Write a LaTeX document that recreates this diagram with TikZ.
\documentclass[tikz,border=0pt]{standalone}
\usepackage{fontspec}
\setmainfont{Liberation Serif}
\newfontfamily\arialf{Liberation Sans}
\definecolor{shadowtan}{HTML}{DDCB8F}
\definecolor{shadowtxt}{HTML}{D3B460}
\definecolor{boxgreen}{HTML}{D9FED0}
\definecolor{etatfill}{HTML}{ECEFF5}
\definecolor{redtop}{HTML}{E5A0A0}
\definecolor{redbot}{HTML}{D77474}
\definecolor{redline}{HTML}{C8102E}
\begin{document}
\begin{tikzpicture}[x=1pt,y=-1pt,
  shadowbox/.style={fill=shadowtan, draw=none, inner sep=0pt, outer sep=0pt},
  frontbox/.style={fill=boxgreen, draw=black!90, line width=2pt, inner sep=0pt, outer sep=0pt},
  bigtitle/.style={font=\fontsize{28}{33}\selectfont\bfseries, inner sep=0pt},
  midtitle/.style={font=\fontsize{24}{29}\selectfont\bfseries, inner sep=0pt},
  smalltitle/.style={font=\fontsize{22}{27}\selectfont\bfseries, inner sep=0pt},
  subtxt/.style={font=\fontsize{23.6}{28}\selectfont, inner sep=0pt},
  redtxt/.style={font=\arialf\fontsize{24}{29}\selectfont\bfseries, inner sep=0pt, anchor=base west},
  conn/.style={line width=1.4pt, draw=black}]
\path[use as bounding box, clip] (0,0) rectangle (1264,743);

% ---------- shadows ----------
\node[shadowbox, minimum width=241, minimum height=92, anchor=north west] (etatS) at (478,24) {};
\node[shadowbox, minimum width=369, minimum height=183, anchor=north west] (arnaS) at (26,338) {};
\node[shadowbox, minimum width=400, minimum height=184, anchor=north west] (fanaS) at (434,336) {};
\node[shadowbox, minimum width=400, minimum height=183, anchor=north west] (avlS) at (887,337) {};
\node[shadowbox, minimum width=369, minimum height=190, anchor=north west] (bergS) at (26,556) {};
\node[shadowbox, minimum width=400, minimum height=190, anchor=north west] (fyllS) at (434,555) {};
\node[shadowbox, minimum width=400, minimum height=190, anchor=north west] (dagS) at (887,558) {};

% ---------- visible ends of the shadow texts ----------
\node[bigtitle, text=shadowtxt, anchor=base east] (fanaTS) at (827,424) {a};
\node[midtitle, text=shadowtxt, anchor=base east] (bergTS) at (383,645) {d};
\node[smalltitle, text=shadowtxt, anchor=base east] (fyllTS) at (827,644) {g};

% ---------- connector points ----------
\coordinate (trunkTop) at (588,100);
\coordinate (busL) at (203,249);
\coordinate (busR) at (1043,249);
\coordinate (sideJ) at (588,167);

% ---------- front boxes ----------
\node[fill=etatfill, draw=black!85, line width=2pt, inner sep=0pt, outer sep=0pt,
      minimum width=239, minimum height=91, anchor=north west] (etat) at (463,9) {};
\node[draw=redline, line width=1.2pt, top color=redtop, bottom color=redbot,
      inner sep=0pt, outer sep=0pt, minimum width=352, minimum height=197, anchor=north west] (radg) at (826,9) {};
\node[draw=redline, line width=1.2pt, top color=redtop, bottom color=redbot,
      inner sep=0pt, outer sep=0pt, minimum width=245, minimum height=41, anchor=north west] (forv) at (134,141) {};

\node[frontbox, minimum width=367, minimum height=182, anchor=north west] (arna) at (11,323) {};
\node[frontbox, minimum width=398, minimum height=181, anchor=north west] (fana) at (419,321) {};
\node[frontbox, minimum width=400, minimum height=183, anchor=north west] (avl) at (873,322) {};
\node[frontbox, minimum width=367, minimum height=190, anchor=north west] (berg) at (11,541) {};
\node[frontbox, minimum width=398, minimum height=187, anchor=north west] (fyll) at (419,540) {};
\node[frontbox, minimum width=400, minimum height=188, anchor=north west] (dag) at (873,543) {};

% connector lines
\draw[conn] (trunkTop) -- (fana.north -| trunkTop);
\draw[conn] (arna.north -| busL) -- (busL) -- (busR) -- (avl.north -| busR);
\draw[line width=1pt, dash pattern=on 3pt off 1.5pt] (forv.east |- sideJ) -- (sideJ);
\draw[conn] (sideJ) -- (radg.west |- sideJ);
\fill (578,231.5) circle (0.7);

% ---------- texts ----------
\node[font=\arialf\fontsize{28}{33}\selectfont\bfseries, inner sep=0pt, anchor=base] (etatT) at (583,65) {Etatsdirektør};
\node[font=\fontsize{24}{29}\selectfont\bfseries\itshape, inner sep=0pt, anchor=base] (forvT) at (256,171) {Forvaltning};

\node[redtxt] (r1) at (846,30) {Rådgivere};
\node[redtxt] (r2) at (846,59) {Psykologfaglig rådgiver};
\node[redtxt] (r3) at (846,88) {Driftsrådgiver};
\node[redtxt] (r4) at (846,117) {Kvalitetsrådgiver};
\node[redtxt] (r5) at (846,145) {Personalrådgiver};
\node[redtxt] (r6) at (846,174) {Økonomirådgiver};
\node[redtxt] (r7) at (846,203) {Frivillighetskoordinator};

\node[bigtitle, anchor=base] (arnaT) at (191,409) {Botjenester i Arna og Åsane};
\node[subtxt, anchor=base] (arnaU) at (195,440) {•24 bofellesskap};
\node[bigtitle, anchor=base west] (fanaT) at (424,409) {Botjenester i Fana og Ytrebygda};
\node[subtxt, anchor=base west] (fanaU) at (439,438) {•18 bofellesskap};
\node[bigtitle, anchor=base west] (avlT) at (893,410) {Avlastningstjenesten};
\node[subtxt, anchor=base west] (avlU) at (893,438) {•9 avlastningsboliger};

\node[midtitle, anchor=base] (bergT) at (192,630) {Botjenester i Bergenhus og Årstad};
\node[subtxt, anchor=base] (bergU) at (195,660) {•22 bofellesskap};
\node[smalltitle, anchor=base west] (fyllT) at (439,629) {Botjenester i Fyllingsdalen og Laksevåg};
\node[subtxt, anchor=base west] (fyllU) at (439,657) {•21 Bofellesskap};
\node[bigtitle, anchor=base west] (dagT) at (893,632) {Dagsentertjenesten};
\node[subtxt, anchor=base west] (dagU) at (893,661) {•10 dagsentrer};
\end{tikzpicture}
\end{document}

* * *

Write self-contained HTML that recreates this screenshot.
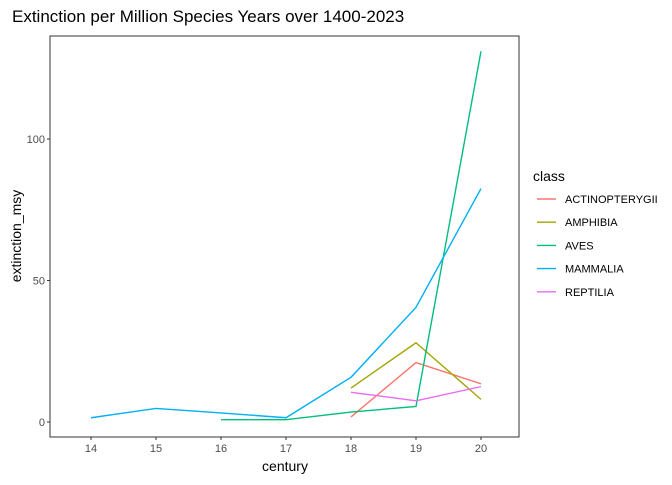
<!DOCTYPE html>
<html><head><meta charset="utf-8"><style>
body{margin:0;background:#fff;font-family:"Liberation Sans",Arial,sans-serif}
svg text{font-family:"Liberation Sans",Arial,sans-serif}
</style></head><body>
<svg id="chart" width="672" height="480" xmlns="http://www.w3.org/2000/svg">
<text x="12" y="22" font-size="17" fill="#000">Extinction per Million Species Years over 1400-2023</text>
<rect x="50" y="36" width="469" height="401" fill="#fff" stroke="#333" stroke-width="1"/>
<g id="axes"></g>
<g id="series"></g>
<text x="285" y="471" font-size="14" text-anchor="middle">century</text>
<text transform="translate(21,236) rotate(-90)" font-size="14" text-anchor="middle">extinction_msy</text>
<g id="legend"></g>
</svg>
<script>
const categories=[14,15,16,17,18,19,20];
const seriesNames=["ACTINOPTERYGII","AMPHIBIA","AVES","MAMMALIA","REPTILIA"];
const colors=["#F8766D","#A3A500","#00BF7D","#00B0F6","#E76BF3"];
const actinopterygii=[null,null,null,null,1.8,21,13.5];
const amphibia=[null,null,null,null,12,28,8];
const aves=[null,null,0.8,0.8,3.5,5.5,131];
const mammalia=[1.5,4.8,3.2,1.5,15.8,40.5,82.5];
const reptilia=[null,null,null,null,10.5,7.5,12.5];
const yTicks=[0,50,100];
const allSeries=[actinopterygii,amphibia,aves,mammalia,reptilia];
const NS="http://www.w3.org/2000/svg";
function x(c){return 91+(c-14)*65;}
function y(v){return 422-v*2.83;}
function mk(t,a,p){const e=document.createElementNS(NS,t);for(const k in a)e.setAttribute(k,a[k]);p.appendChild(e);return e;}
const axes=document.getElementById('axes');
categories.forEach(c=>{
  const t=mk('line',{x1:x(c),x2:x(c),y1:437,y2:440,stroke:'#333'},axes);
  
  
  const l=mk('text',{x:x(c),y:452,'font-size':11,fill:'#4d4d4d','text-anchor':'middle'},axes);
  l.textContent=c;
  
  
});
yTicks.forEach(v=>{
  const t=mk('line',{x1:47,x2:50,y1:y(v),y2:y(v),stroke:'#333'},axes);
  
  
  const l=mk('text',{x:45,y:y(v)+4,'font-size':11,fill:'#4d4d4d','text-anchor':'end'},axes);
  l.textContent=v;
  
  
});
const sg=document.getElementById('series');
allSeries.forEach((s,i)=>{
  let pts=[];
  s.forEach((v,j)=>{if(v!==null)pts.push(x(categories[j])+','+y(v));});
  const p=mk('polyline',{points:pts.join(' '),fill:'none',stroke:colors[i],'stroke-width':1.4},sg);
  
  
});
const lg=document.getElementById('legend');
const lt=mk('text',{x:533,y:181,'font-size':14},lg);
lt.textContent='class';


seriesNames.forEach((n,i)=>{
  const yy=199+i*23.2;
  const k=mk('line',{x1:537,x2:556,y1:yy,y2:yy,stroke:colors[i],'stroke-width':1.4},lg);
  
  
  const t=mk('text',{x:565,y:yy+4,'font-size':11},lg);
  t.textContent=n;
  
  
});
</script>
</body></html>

Problem
Copy each line of the listing in which the word "that" can be found.

Answer in full
Write a LaTeX document that recreates this diagram with TikZ.
Write self-contained HTML that recreates this screenshot.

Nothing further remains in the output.